TEACHER_MODEL = "bert-base-uncased"
STUDENT_MODEL_DIR = "./distilled_student"

print("=" * 60)
print("Loading Models")
print("=" * 60)

device = torch.device("cuda" if torch.cuda.is_available() else "cpu")

# Load tokenizer
tokenizer = AutoTokenizer.from_pretrained(TEACHER_MODEL)
print("✅ Tokenizer loaded\n")

# Load teacher
print("⏳ Loading teacher model...")
teacher_model = AutoModelForSequenceClassification.from_pretrained(
    TEACHER_MODEL, num_labels=2
).to(device)
teacher_params = sum(p.numel() for p in teacher_model.parameters())
print(f"✅ Teacher loaded: {teacher_params/1e6:.2f}M params\n")

# Load distilled student
print("⏳ Loading distilled student model...")
student_model = AutoModelForSequenceClassification.from_pretrained(
    STUDENT_MODEL_DIR
).to(device)
student_params = sum(p.numel() for p in student_model.parameters())
print(f"✅ Student loaded: {student_params/1e6:.2f}M params")
print(f"   Compression: {teacher_params/student_params:.2f}x\n")

print("=" * 60)

---
## Step 2: Prepare Test Samples

In [None]:
test_samples = [
    # Clear positive
    "This movie is absolutely fantastic! A masterpiece of cinema.",
    "I loved every minute of it. Brilliant performances all around.",
    
    # Clear negative
    "Terrible waste of time. Boring and poorly executed.",
    "One of the worst films I've ever seen. Avoid at all costs.",
    
    # Neutral/mixed
    "It was okay. Some good moments but nothing special.",
    "Mixed feelings about this one.
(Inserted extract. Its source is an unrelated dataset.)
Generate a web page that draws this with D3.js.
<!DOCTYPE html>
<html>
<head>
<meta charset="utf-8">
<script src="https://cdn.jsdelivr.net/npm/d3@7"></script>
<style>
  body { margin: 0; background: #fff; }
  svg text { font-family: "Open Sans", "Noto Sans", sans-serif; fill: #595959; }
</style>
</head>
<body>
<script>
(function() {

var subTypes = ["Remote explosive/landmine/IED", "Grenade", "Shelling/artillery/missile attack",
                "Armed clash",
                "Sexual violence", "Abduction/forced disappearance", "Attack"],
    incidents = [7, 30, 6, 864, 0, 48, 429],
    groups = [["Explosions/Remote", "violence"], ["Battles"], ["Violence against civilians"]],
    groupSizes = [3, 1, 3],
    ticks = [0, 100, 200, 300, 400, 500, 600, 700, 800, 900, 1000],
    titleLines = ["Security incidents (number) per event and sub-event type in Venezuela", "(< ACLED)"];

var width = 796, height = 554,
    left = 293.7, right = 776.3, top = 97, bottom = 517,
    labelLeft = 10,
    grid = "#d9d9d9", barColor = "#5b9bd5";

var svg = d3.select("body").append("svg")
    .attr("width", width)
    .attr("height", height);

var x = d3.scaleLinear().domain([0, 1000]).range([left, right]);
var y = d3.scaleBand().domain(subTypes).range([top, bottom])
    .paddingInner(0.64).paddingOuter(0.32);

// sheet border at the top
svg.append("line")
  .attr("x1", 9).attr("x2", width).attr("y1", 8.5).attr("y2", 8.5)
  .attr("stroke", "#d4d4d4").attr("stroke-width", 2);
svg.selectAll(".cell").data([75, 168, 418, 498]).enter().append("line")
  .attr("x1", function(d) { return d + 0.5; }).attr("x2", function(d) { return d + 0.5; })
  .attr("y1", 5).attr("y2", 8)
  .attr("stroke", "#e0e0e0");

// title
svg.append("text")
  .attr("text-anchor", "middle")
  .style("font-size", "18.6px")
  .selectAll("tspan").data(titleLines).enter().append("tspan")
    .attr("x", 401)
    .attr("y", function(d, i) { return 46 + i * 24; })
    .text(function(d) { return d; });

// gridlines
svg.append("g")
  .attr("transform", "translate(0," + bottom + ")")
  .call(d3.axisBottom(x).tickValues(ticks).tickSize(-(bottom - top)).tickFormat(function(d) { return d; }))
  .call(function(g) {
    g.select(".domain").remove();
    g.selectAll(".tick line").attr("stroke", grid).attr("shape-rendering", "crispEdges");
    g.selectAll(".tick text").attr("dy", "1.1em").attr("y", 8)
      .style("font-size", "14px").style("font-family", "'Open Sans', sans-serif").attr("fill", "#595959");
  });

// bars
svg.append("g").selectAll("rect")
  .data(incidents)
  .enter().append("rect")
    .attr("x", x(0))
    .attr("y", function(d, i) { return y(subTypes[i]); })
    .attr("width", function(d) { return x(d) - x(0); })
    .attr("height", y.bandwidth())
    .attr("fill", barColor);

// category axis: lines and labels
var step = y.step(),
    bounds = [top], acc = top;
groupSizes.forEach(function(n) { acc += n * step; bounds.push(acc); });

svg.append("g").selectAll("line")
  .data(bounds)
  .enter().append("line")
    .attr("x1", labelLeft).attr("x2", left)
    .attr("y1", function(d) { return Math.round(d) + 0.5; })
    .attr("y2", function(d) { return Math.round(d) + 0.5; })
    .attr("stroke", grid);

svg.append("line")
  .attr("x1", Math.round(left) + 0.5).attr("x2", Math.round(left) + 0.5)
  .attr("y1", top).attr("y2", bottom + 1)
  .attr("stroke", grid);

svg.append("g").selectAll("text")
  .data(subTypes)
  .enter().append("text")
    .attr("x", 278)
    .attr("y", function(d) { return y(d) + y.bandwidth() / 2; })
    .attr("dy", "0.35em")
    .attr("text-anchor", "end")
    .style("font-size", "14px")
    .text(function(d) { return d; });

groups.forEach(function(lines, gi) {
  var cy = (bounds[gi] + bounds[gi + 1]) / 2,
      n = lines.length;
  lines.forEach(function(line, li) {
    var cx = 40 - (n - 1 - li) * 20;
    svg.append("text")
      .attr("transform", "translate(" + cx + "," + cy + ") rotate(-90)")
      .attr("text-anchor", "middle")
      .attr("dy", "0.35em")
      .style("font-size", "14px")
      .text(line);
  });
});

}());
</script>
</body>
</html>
Some parts work, others don't.",
    
    # Sarcasm/difficult
    "Sure, if you enjoy being bored to death, this is perfect.",
    "Absolutely 'brilliant' way to waste two hours of your life."
]

label_names = ['Negative', 'Positive']

print(f"📝 Prepared {len(test_samples)} test samples")

---
## Step 3: Side-by-Side Inference Comparison

In [None]:
import time

print("=" * 80)
print("TEACHER vs STUDENT COMPARISON")
print("=" * 80)

teacher_model.eval()
student_model.eval()

results = []

for i, text in enumerate(test_samples, 1):
    print(f"\n{'='*80}")
    print(f"Test {i}: {text}")
    print(f"{'─'*80}")
    
    inputs = tokenizer(text, return_tensors="pt", padding=True, truncation=True).to(device)
    
    # Teacher inference
    start = time.time()
    with torch.no_grad():
        teacher_outputs = teacher_model(**inputs)
        teacher_logits = teacher_outputs.logits[0]
        teacher_probs = torch.softmax(teacher_logits, dim=-1)
        teacher_pred = torch.argmax(teacher_probs).item()
    teacher_time = time.time() - start
    
    # Student inference
    start = time.time()
    with torch.no_grad():
        student_outputs = student_model(**inputs)
        student_logits = student_outputs.logits[0]
        student_probs = torch.softmax(student_logits, dim=-1)
        student_pred = torch.argmax(student_probs).item()
    student_time = time.time() - start
    
    # Display results
    print(f"🟢 Teacher: {label_names[teacher_pred]:8s} (Neg: {teacher_probs[0]:.3f}, Pos: {teacher_probs[1]:.3f}) [{teacher_time*1000:.2f}ms]")
    print(f"🔵 Student: {label_names[student_pred]:8s} (Neg: {student_probs[0]:.3f}, Pos: {student_probs[1]:.3f}) [{student_time*1000:.2f}ms]")
    
    agreement = "✅ Agreement" if teacher_pred == student_pred else "❌ Disagreement"
    speedup = teacher_time / student_time
    print(f"\n{agreement} | Speedup: {speedup:.2f}x")
    
    results.append({
        'text': text,
        'teacher_pred': teacher_pred,
        'student_pred': student_pred,
        'agreement': teacher_pred == student_pred,
        'teacher_time': teacher_time,
        'student_time': student_time
    })

print(f"\n{'='*80}")

---
## Step 4: Agreement Analysis

In [None]:
import numpy as np

print("=" * 60)
print("Agreement Analysis")
print("=" * 60)

agreements = [r['agreement'] for r in results]
agreement_rate = np.mean(agreements)

print(f"\n📊 Agreement Statistics:")
print(f"   Total samples: {len(results)}")
print(f"   Agreements: {sum(agreements)}")
print(f"   Disagreements: {len(agreements) - sum(agreements)}")
print(f"   Agreement rate: {agreement_rate:.1%}")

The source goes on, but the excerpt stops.